The recent acquisition of BroadSoft will bring in additional software technology, which will lay the groundwork for driving more recurring, high-margin software revenues. The networking space has significantly increased in complexity with ever growing security threats, the need to accommodate large data analytics streams, and a shrinking pool of talent to manage all of this complexity. CSCO has laid the groundwork for next-generation ethernet switches and routers that are secure, automated and can dynamically allocate resources to accommodate surges in traffic using increasingly predictive artificial intelligence techniques rooted in regression algorithms.
In addition to a more robust product platform, the growth of traffic is likely to accelerate with gigabit 5G traffic, which will enable real-time data analytics to be implemented into various products, including self-driving vehicles, jet engines, smart trucks, smart homes, smart watches, etc. Dynamically allocating bandwidth will be critical in assessing the probability of a car crash in real-time, a failure of a critical engine component, or even a heart attack.
Also, carriers around the world will need to upgrade their network to accommodate this flood of traffic, as will the data centers operated by Apple ( APPL), Microsoft Corp. ( MSFT), Amazon.com ( AMZN), International Business Machines Corp. ( IBM), Oracle Corp. ( ORCL), Salesforce.com ( CRM), etc. Early signs show CSCO is well-positioned to competitively capture this market.
Wall Street is currently modeling low single-digit earnings-per-share growth for the company, which is perhaps conservative. The company has repurchased 17 percent of its shares outstanding in the last 10 years, and this policy, given the valuation, remains an accretive use of cash given a free cash flow yield of 10 percent. The change of tax policy in the U.S. as it relates to overseas earnings may even accelerate share repurchases.
[See: 7 of the Best Tech Stocks to Buy for 2018.]
eBay. eBay’s stock has returned 13 percent per year for the last five years, lagging the broad tech index by 7.5 percent per year. Compared to Amazon, eBay has lagged by 23 percent per year. In the last 12 months, eBay has delivered $2 billion of free cash flow versus $7 billion for Amazon, yet eBay’s valuation is more than 10 times smaller than Amazon’s.
This valuation differential may be beginning to close with the latest technology upgrades to eBay’s platform.
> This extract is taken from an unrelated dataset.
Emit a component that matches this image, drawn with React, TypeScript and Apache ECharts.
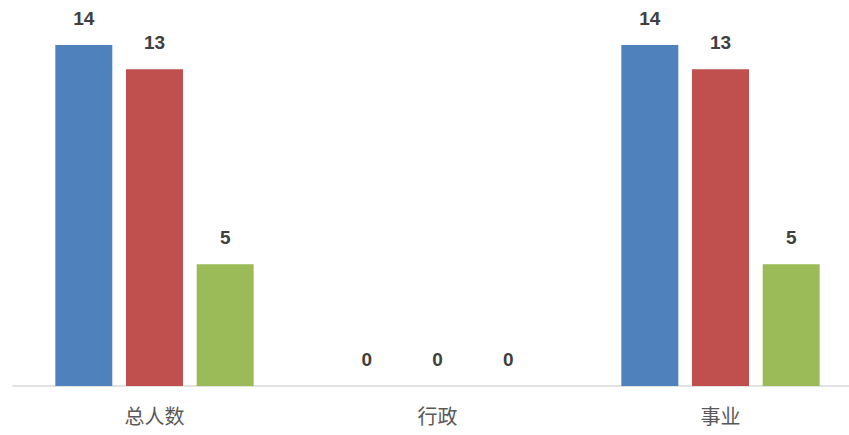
import React, { useEffect, useRef } from "react";
import * as echarts from "echarts";

const categories = ["总人数", "行政", "事业"];
const seriesBlue = [14, 0, 14];
const seriesRed = [13, 0, 13];
const seriesGreen = [5, 0, 5];
const colors = ["#4f81bd", "#c0504d", "#9bbb59"];

export default function App() {
  const ref = useRef<HTMLDivElement>(null);
  useEffect(() => {
    const chart = echarts.init(ref.current!, null, { renderer: "svg" });
    const label = {
      show: true,
      position: "top",
      distance: 17,
      color: "#404040",
      fontSize: 19,
      fontWeight: "bold",
      fontFamily: "Liberation Sans, Arial, sans-serif",
    };
    const mk = (name: string, data: number[], color: string) => ({
      name,
      type: "bar",
      data,
      barWidth: 57,
      barGap: "24%",
      itemStyle: { color },
      label,
    });
    chart.setOption({
      animation: false,
      grid: {
        left: 13,
        right: -13,
        top: 45,
        bottom: 49,
        containLabel: false,
        outerBoundsMode: "none",
      },
      xAxis: {
        type: "category",
        data: categories,
        axisLine: { lineStyle: { color: "#d9d9d9", width: 1.5 } },
        axisTick: { show: false },
        axisLabel: {
          color: "#595959",
          fontSize: 20,
          margin: 19,
          fontFamily: "Noto Sans CJK SC, sans-serif",
        },
      },
      yAxis: {
        type: "value",
        min: 0,
        max: 14,
        show: false,
        splitLine: { show: false },
      },
      series: [
        mk("A", seriesBlue, colors[0]),
        mk("B", seriesRed, colors[1]),
        mk("C", seriesGreen, colors[2]),
      ],
    });
    return () => chart.dispose();
  }, []);
  return (
    <div
      ref={ref}
      style={{ position: "fixed", left: 0, top: 0, width: 849, height: 435, background: "#fff" }}
    />
  );
}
Amazon has attracted users partially because of a structured approach to data, which facilitates a more compelling user experience and works well with Google’s search engine, both paid and unpaid. eBay grew up as a classified technology platform and never really adopted a structured data engine to the same degree as Amazon, which made it harder for users and search-engines alike to interpret their listings.
eBay’s latest technology upgrade is starting to close the gap with Amazon and this architectural shift has translated into higher conversion rates and higher productivity for eBay. Artificial intelligence has also played a key role in the higher conversion rate as the engine can personalize the user experience on a mobile or desktop platform to rebuild its brand.
The company is reinvesting these benefits back into brand advertising to reengage with consumers and retailers alike. Retailers are likely to be receptive to eBay as Amazon is increasingly viewed as a key competitor, whereas eBay offers a scale platform to help retailers move slow moving merchandise without diluting margins on their own website.
The company is trading at 16 times its next 12-months earnings, which is in line with the market, but the street is now expecting the company to deliver accelerating growth of 11 percent per year for 2018. The company remains disciplined regarding buybacks having reduced its shares outstanding by 20 percent in the last 10 years. Provided the company can deliver fixed cost leverage going forward, share repurchases remain accretive given a 13 percent return on invested capital. (By comparison, Amazon’s return on invested capital is 6 percent.) At some point, a dividend policy may need to be implemented.
[See: 7 Stocks Primed for an Amazon Buyout.]
Also, an acquisition of eBay by Softbank, Tencent Holdings, or Alibaba Group Holding ( BABA) could make sense given their scale in Japan and China, and their desire to be global e-commerce players. In August of 2017, eBay contributed $500 million and its eBay India assets to acquire a stake in Flipcart, an India-based online retailer. This market is another reason an acquisition of eBay makes sense. Stubhub, a subsidiary of eBay, has slowed considerably in the last 12 months given the focus on the NFL and shootings at public places. However, this slowdown is starting to bottom, according to eBay.
Disclosure: Leslie Thompson and clients of Spectrum Management Group own Cisco.